The Cowboys desperately needed pass rush help after releasing DeMarcus Ware, the franchise’s all-time sack leader, and seeing Jason Hatcher, last year’s leader in sacks, leave the team in free agency. Drafting Lawrence wasn’t seen as a true replacement for Ware — no player would be, frankly — but the Cowboys envisioned Lawrence as a vital cog in a pass-rush rotation meant to keep a half-dozen defensive ends fresh throughout a game.

That didn’t happen for a while. Lawrence broke his foot during training camp in a drill going against All-Pro offensive tackle Tyron Smith. That led the Cowboys to put Lawrence on short-term injured reserve, where he missed the first nine games before making his NFL debut against the Arizona Cardinals on November 2.
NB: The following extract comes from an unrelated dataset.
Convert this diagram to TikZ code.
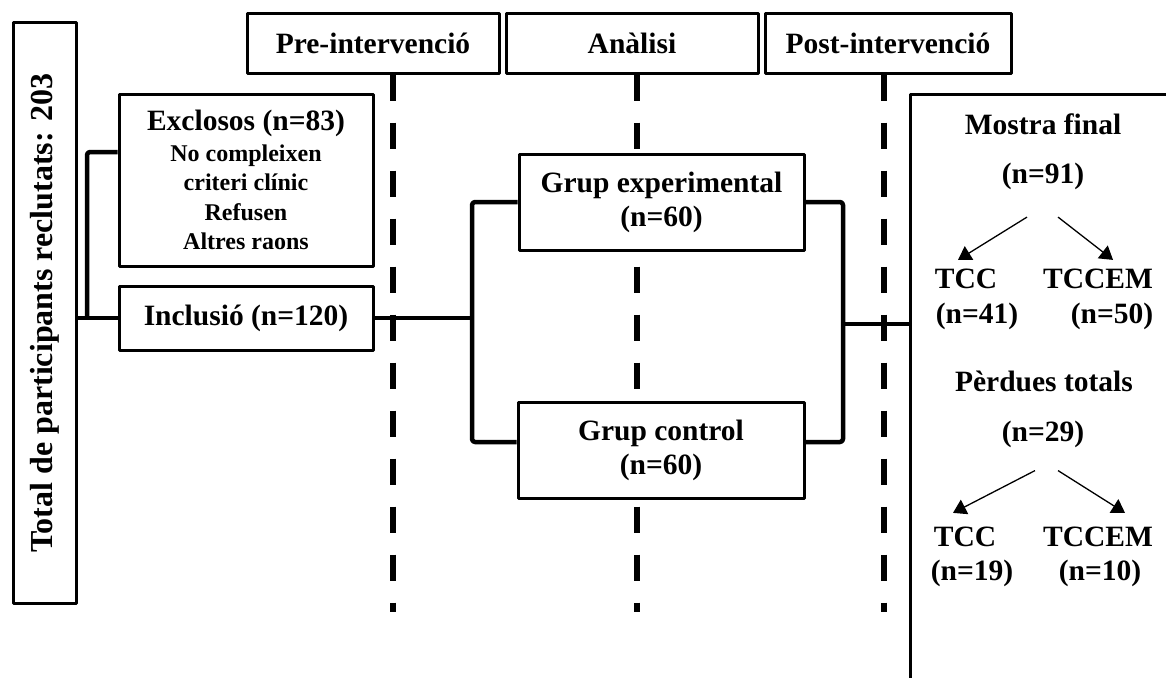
\documentclass[tikz,border=0pt]{standalone}
\usepackage{fontspec}
\setmainfont{Liberation Serif}
\usetikzlibrary{arrows.meta,backgrounds}

\begin{document}
\begin{tikzpicture}[x=1pt, y=-1pt, line join=round]
\tikzstyle{box_style} = [draw=black, fill=white, line width=3pt, rectangle, inner sep=0pt, align=center, font=\bfseries\fontsize{29.5}{34}\selectfont]
\tikzstyle{phase_style} = [box_style, minimum height=59pt]
\tikzstyle{link_style} = [draw=black, line width=4.5pt, rounded corners=3pt]
\tikzstyle{dash_style} = [draw=black, line width=6pt, dash pattern=on 26pt off 22pt]
\tikzstyle{arrow_style} = [draw=black, line width=1.3pt, -{Triangle[length=13pt,width=16pt]}]
\tikzstyle{text_style} = [inner sep=0pt, font=\bfseries\fontsize{29.5}{34}\selectfont]

\useasboundingbox (0,0) rectangle (1166,677);
\clip (0,0) rectangle (1166,677);

\node[box_style, rotate=90, minimum width=580pt, minimum height=63pt, font=\bfseries\fontsize{32}{36}\selectfont] (total) at (44.5,313) {Total de participants reclutats: 203};

\node[phase_style, minimum width=252pt] (pre) at (373,43.5) {Pre-intervenció};
\node[phase_style, minimum width=252pt] (anal) at (632,43.5) {Anàlisi};
\node[phase_style, minimum width=246pt] (post) at (888,43.5) {Post-intervenció};

\node[box_style, minimum width=254pt, minimum height=172pt, font=\bfseries\fontsize{24}{29.5}\selectfont] (excl) at (246,180) {{\fontsize{29.5}{32}\selectfont Exclosos (n=83)}\\[1pt]No compleixen\\criteri clínic\\Refusen\\Altres raons};
\node[box_style, minimum width=254pt, minimum height=64pt] (incl) at (246,318) {Inclusió (n=120)};

\node[box_style, minimum width=285pt, minimum height=96pt] (exp) at (661.5,202) {Grup experimental\\(n=60)};
\node[box_style, minimum width=286pt, minimum height=96pt] (ctrl) at (661,450) {Grup control\\(n=60)};

\node[box_style, line width=2.5pt, minimum width=300pt, minimum height=640pt, anchor=north west] (final) at (909,93) {};

% phase lines
\coordinate (pre_end) at (393,612);
\coordinate (anal_end) at (637,612);
\coordinate (post_end) at (884,612);
\begin{scope}[on background layer]
\draw[dash_style] (pre.south -| pre_end) -- (pre_end);
\draw[dash_style] (anal.south -| anal_end) -- (anal_end);
\draw[dash_style] (post.south -| post_end) -- (post_end);
\end{scope}

% links
\coordinate (fork_l) at (87,318);
\coordinate (fork_m) at (472,318);
\coordinate (fork_r) at (843,324);
\draw[link_style] (incl.west) -- (incl.west -| total.south);
\draw[link_style] ([yshift=28pt]excl.west) -| (fork_l);
\draw[link_style] (incl.east) -- (fork_m);
\draw[link_style] (exp.west) -| (fork_m) |- ([yshift=8pt]ctrl.west);
\draw[link_style] (exp.east) -| (fork_r) |- ([yshift=8pt]ctrl.east);
\draw[link_style] (fork_r) -- (fork_r -| final.west);

% final sample
\node[text_style] (mostra) at (1043,124) {Mostra final};
\node[text_style] (n91) at (1043,176.5) {(n=91)};
\node[text_style] (tcc_a) at (966,279) {TCC};
\node[text_style] (tcc_an) at (977,316) {(n=41)};
\node[text_style] (tccem_a) at (1098,279) {TCCEM};
\node[text_style] (tccem_an) at (1112,316) {(n=50)};
\node[text_style] (perd) at (1044,381) {Pèrdues totals};
\node[text_style] (n29) at (1043,434) {(n=29)};
\node[text_style] (tcc_b) at (965,537) {TCC};
\node[text_style] (tcc_bn) at (972,573.5) {(n=19)};
\node[text_style] (tccem_b) at (1098,537) {TCCEM};
\node[text_style] (tccem_bn) at (1100,573.5) {(n=10)};

\draw[arrow_style] ([xshift=-16pt,yshift=-27pt]n91.south) -- ([xshift=-8pt,yshift=9pt]tcc_a.north);
\draw[arrow_style] ([xshift=15pt,yshift=-27pt]n91.south) -- ([xshift=15pt,yshift=9pt]tccem_a.north);
\draw[arrow_style] ([xshift=-8pt,yshift=-23pt]n29.south) -- ([xshift=-12pt,yshift=14pt]tcc_b.north);
\draw[arrow_style] ([xshift=15pt,yshift=-23pt]n29.south) -- ([xshift=27pt,yshift=14pt]tccem_b.north);
\end{tikzpicture}
\end{document}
Lawrence hasn’t exactly set the world on fire since he hit the field, but then again, the Cowboys’ pass rush has been tepid all season. In the regular season the only team that had fewer sacks than the Cowboys’ 25 was Oakland, which had 22 sacks.

So Lawrence’s first career sack was well-timed for reasons beyond clinching Sunday’s victory. Looking ahead to 2015, the Cowboys face the prospect of losing two defensive ends to free agency — Anthony Spencer and George Selvie. Lose them both and Lawrence becomes the odds-on favorite to move into a starting role at one of the defensive end positions next season.

The Cowboys need someone to emerge that can be effective beyond Jeremy Mincey’s team-leading six sacks. Mincey was a nice addition this season, but he’s far more effective as a complementary piece to a pass rush puzzle that features a more effective, dare we say dominant, partner. Dallas drafted Lawrence to be that partner.

It was probably too much to ask for Lawrence to emerge as a star in his first NFL season. But to see him impact the game, as he did in that final defensive play on Sunday, was probably too much to hope for after seeing him register just nine tackles in seven regular-season games.

But if Sunday’s sack provides Lawrence an impetus to become a more vital part of the pass rush in this postseason and next season, then it was worth the wait.